Mother tongue: Trigger for individual and social growth

The growth and prosperity of an individual, society or nation is a function of esteem and affinity one has for nativity that includes the language that parents taught us. We have already paid heavily for neglect of our mother tongue. This International Mother Language Day (21 February), let us see how best to re-align ourselves with a language that shall culturally and otherwise enrich us and help us live truly.

What makes a society, community or nation great?

It is something beyond resources, vibrant economy, technological superiority, military power or its talent pool. Along these attributes to varying degrees, at back is the umbilical bond of its people with nativity and sense of belongingness: parents & kin, native land, their own language and ethos. Among all entities you owe gratitude one’s towards parents, mother land – and by corollary – mother language stands atop. Without sense of gratitude no individual, community or nation can reach higher echelons. Staying rooted to one’s nativity imparts enormous strength because the mother tongue or the language learnt in the childhood environment is close to one’s ethos and pathos. Such individuals better face the odds of life with confidence due to a sense of belongingness to a value system and values, something not available to those with scant concern for nativity. Disgusted at the people with little or no regard for nativity, Walter Scott remarked: “Breathes there a man with soul so dead, who never to himself hath said, this is my own, my own native land.” The same rationale is true of those with strong family ties; many studies have shown that those hailing from joint families are better at resolving their conflicts and challenges than those from nuclear families. They are also more accommodating and generous towards their friends, relatives and others they come in contact with.

At work place we routinely find senior officials communicating in mother tongue when the action brooks no delay. Admittedly, use of language that our mother taught us provides us ease and felicity that no other language can. It is in this background that Nelson Mandela said, “If you talk to [someone] in a language [he or she] understands, that goes to [the person’s] head. If you talk to [somebody] in [his or her] language, that goes to [the] heart.

Although UNESCO believes in promoting indigenous systems and languages, declaration of 21 February as International Mother Language Day has interesting origin. With Bangladesh becoming part of Pakistan after the India-Pakistan partition in 1947, Urdu was declared as the sole national language in 1948, despite Bengali speakers in majority. The ruling led to widespread unrest, rallies and protests involving students at the University of Dhaka with demand for national status for Bengali language. On the black day of 21 February 1952, the police opened fire on public rallies entailing hundreds of casualties. In November 1999, UNESCO declared 21 February as International Mother Language Day to be observed globally to protect mother languages and to commemorate the martyrs who sacrificed their lives in Bangladesh for their mother language.

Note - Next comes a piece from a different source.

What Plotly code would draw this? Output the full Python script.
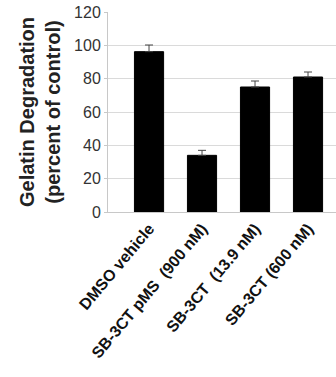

Advantages of bilingualism or multilingualism

Espousing mother language does not imply grudge or hatred towards other languages, it is just not to accord pariah status to mother language. As repeatedly demonstrated by linguists, learning of second or third language does not impinge upon growth of mother language. In fact, learning of language other than native language uses unused parts of the brain so that two or more languages can be learnt simultaneously especially in formative years. Learning other than mother language also tends to shed prejudices against speakers of other languages that set in unawares.

Learning another language provides exposure to a different culture, the ethos & pathos of another community or nation. Thus it widens our mental horizons and understanding of people from other parts. There are reasons why from about 6000 languages in the world still in vogue, 43 percent of the languages spoken in the world are at risk of extinction. Only a few hundred languages have actually been given a place in education systems and in public domain; further fewer than a hundred are being used in the digital world. Every two weeks a language disappears taking with it whole cultural and intellectual legacy.

Diluting the English hegemony

So regrettable that worldwide “40 percent of the world’s inhabitants have no access to education in the language they speak or understand best, which hinders their learning, as well as their access to heritage and cultural expressions”. To spread multilingual education for children, “mother tongue is always an asset”. Hegemony of English that is becoming a threat for growth of native languages and linguistic diversity. The theme of International Mother Language Day this year, ‘Multilingual Education – A Necessity to Transform Education’ underscores the concept of teaching them young. Indeed, unless timely measures are taken to re-establish faith in indigenous values and in the preservation of languages, the development of our children shall remain skewed.

In this context teachers shall obviously have a great role. It is good sign that the current leadership imbued with spirit to reestablish the many positive aspects of native cultures and values is making amends to set to rectify the aberrations set in for several decades.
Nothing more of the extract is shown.